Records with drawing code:
┌──
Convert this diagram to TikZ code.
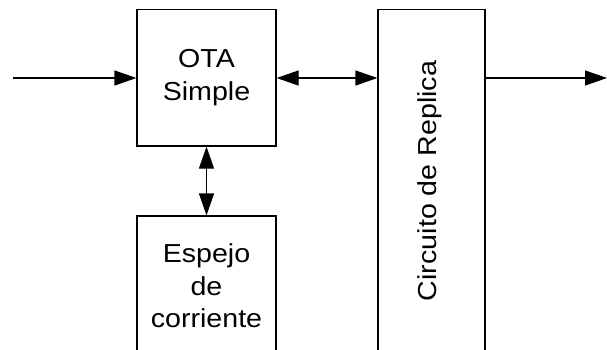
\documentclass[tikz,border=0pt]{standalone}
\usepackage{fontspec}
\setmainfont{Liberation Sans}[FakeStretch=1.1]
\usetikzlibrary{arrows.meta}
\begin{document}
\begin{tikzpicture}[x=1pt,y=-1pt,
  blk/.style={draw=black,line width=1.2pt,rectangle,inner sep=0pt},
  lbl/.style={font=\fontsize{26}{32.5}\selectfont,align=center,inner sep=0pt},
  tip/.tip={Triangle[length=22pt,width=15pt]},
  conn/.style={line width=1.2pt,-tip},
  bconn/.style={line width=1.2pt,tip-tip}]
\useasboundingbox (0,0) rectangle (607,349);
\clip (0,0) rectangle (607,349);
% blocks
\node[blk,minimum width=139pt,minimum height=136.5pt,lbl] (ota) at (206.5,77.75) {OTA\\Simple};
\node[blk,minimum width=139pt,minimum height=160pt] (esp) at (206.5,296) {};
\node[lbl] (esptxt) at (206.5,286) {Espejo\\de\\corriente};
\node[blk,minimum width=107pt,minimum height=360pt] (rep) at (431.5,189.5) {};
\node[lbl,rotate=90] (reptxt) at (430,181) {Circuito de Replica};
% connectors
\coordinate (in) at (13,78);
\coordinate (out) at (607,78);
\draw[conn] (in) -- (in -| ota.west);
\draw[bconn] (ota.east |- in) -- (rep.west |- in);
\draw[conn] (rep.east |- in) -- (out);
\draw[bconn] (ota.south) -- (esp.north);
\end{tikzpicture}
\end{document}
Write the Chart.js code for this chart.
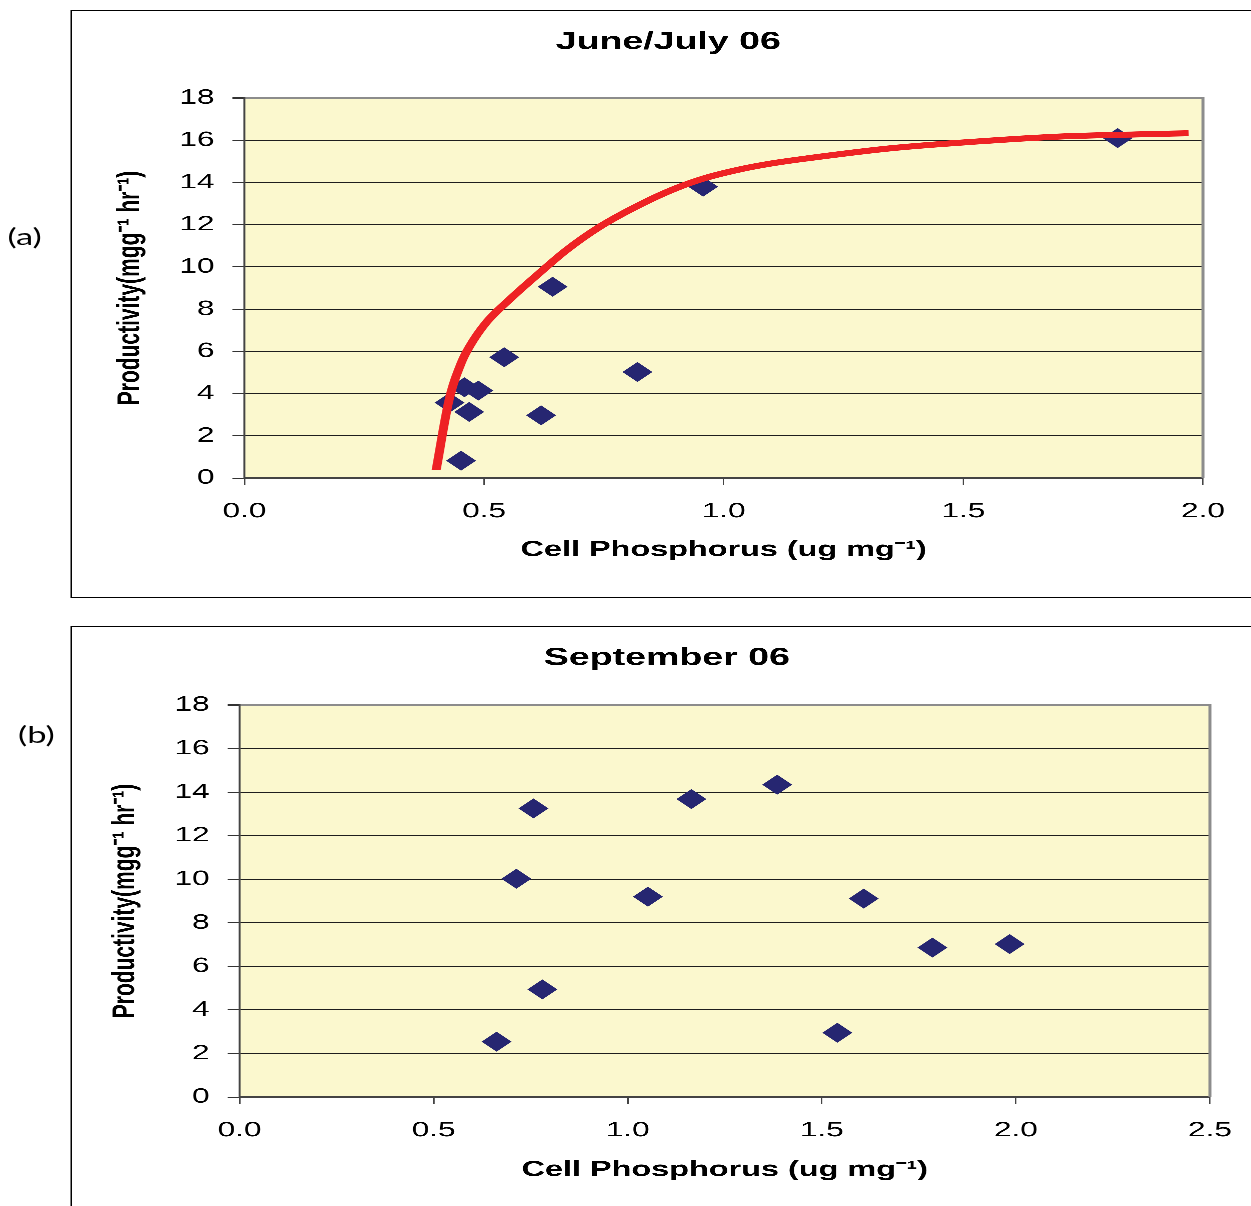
└──
EXERCISE INSTRUCTIONS — The records above must be printed exactly; the pictures stay out.

TASK RESULT —
Convert this diagram to TikZ code.
\documentclass[tikz,border=0pt]{standalone}
\usepackage{fontspec}
\setmainfont{Liberation Sans}[FakeStretch=1.1]
\usetikzlibrary{arrows.meta}
\begin{document}
\begin{tikzpicture}[x=1pt,y=-1pt,
  blk/.style={draw=black,line width=1.2pt,rectangle,inner sep=0pt},
  lbl/.style={font=\fontsize{26}{32.5}\selectfont,align=center,inner sep=0pt},
  tip/.tip={Triangle[length=22pt,width=15pt]},
  conn/.style={line width=1.2pt,-tip},
  bconn/.style={line width=1.2pt,tip-tip}]
\useasboundingbox (0,0) rectangle (607,349);
\clip (0,0) rectangle (607,349);
% blocks
\node[blk,minimum width=139pt,minimum height=136.5pt,lbl] (ota) at (206.5,77.75) {OTA\\Simple};
\node[blk,minimum width=139pt,minimum height=160pt] (esp) at (206.5,296) {};
\node[lbl] (esptxt) at (206.5,286) {Espejo\\de\\corriente};
\node[blk,minimum width=107pt,minimum height=360pt] (rep) at (431.5,189.5) {};
\node[lbl,rotate=90] (reptxt) at (430,181) {Circuito de Replica};
% connectors
\coordinate (in) at (13,78);
\coordinate (out) at (607,78);
\draw[conn] (in) -- (in -| ota.west);
\draw[bconn] (ota.east |- in) -- (rep.west |- in);
\draw[conn] (rep.east |- in) -- (out);
\draw[bconn] (ota.south) -- (esp.north);
\end{tikzpicture}
\end{document}
Write the Chart.js code for this chart.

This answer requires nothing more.